In Saffo si compie il passaggio dal dolore individuale alla verità universale. La poetessa si crede un’eccezione, ma scopre di essere la regola. Tutti gli uomini nascono per desiderare e per mancare, per cercare la felicità e per constatare che essa è sempre altrove. Leopardi, nel darle voce, trasforma il suo stesso senso di esclusione in conoscenza, facendo della sofferenza non una vergogna ma un segno di lucidità.
Quando Saffo pronuncia la parola “morremo”, non lo fa con disperazione ma con consapevolezza. La morte diventa l’unica via d’uscita possibile da un dolore che nessuna speranza può redimere. Non è un atto di fuga ma di coerenza, la scelta estrema di chi comprende che la vita non mantiene ciò che promette. In quel gesto si condensa tutto il pensiero di Leopardi. La verità è che la natura genera gli umani per desiderare l’impossibile, e che solo nella fine il tormento trova tregua.
Non c’è consolazione, non c’è riscatto. Leopardi non addolcisce il dolore, lo guarda in volto e gli dà voce. È questo sguardo limpido e terribile che rende grande la sua poesia. Il dolore non si supera, si attraversa, e nell’attraversarlo diventa canto.
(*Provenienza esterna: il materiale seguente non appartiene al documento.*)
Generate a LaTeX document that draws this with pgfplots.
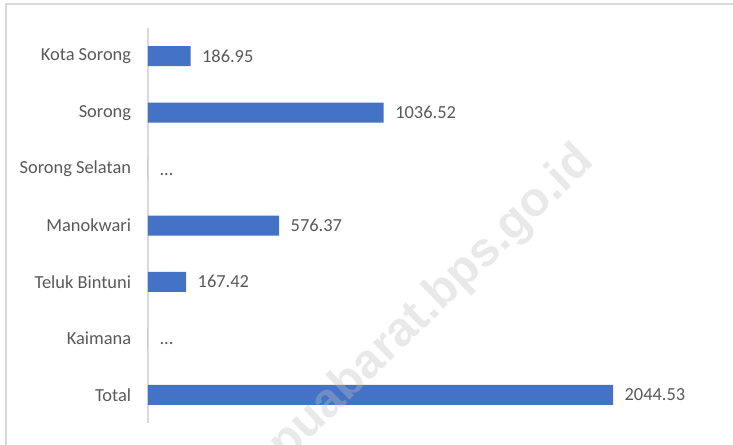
\documentclass[border=0pt]{standalone}
\usepackage{pgfplots}
\usepackage{pgfplotstable}
\pgfplotsset{compat=1.18}
\usepackage{fontspec}
\setmainfont{Carlito}
\newfontfamily\wmfont{Liberation Sans}

\definecolor{barblue}{HTML}{4472C4}
\definecolor{txtgray}{HTML}{595959}
\definecolor{linegray}{HTML}{D9D9D9}
\definecolor{wmgray}{HTML}{C0C0C0}

% one row per category, top to bottom
\pgfplotstableread{
idx val lab
0 186.95 186.95
1 1036.52 1036.52
2 0 ...
3 576.37 576.37
4 167.42 167.42
5 0 ...
6 2044.53 2044.53
}\datatable

\begin{document}
\begin{tikzpicture}
\useasboundingbox (0,0) rectangle (549.75pt,333pt);
\clip (0,0) rectangle (549.75pt,333pt);
% chart frame
\draw[linegray, line width=1.1pt] (4.5pt,-5pt) -- (4.5pt,330pt) -- (560pt,330pt);
\begin{axis}[
  at={(111pt,15.75pt)}, anchor=south west,
  scale only axis,
  width=429pt, height=296.25pt,
  xbar, bar width=15pt, bar shift=0pt,
  xmin=0, xmax=2515,
  ymin=-0.5, ymax=6.5,
  y dir=reverse,
  axis x line=none,
  axis y line*=left,
  y axis line style={linegray, line width=0.8pt, -},
  ytick={0,...,6},
  yticklabels={Kota Sorong, Sorong, Sorong Selatan, Manokwari, Teluk Bintuni, Kaimana, Total},
  major tick length=0pt,
  yticklabel style={font=\fontsize{13.8}{16}\selectfont, text=txtgray, anchor=east, inner sep=0pt, xshift=-12.5pt},
  point meta=explicit symbolic,
  nodes near coords,
  nodes near coords style={font=\fontsize{13.8}{16}\selectfont, text=txtgray, anchor=west, inner sep=0pt, xshift=8.5pt, text height=9pt, text depth=0pt},
  clip=false,
]
\addplot[fill=barblue, draw=none] table[x=val, y=idx, meta=lab] {\datatable};
\end{axis}
% watermark
\node[anchor=base west, rotate=44, inner sep=0pt, text=wmgray, opacity=0.35,
  font=\wmfont\bfseries\fontsize{36}{40}\selectfont] at (184.5pt,-42.75pt) {papuabarat.bps.go.id};
\end{tikzpicture}
\end{document}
Ultimo canto di Saffo resta così la voce di chi ha amato senza essere amato, di chi si è sentito invisibile pur avendo dentro un mondo intero, di chi ha guardato la vita da lontano chiedendosi perché non riuscisse a farne parte. È la poesia di chi soffre senza smettere di desiderare, di chi riconosce che la felicità è un’illusione ma continua a cercarla.
Nella storia di Saffo, Leopardi racconta la propria e, con essa, quella di ogni creatura che si sente fuori posto. È un canto antico e moderno insieme, la confessione di un’anima che non trova casa nel mondo, ma che proprio da quella mancanza ricava la sua voce più pura. E in quella voce ciascuno di noi può riconoscere la parte più fragile e più vera di sé.
Con Ultimo canto di Saffo, Leopardi ha scritto una delle più potenti dichiarazioni d’amore e di dolore della letteratura. La voce di Saffo attraversa il tempo e diventa la voce di chiunque si senta escluso, incompreso, non abbastanza bello o degno d’amore. Il suo salto nel vuoto non è solo quello di una donna antica, ma di ogni essere umano che, non trovando risposta nel mondo, sceglie di affrontare la verità.
Giacomo Leopardi non esalta la morte, ma la mostra come l’ultimo atto di lucidità di chi non riesce più a sopportare la distanza tra ciò che desidera e ciò che riceve. In questo gesto estremo si condensa il dramma eterno dell’uomo: amare la vita e insieme sentirsi rifiutato da essa.
Eppure, in questo dolore senza redenzione, la poesia diventa salvezza. Perché finché una voce riesce a dire il dolore, il silenzio non vince. E la parola di Leopardi, come quella di Saffo, continua a parlare per tutti noi che, pur feriti, cerchiamo ancora la bellezza, l’amore, la vita.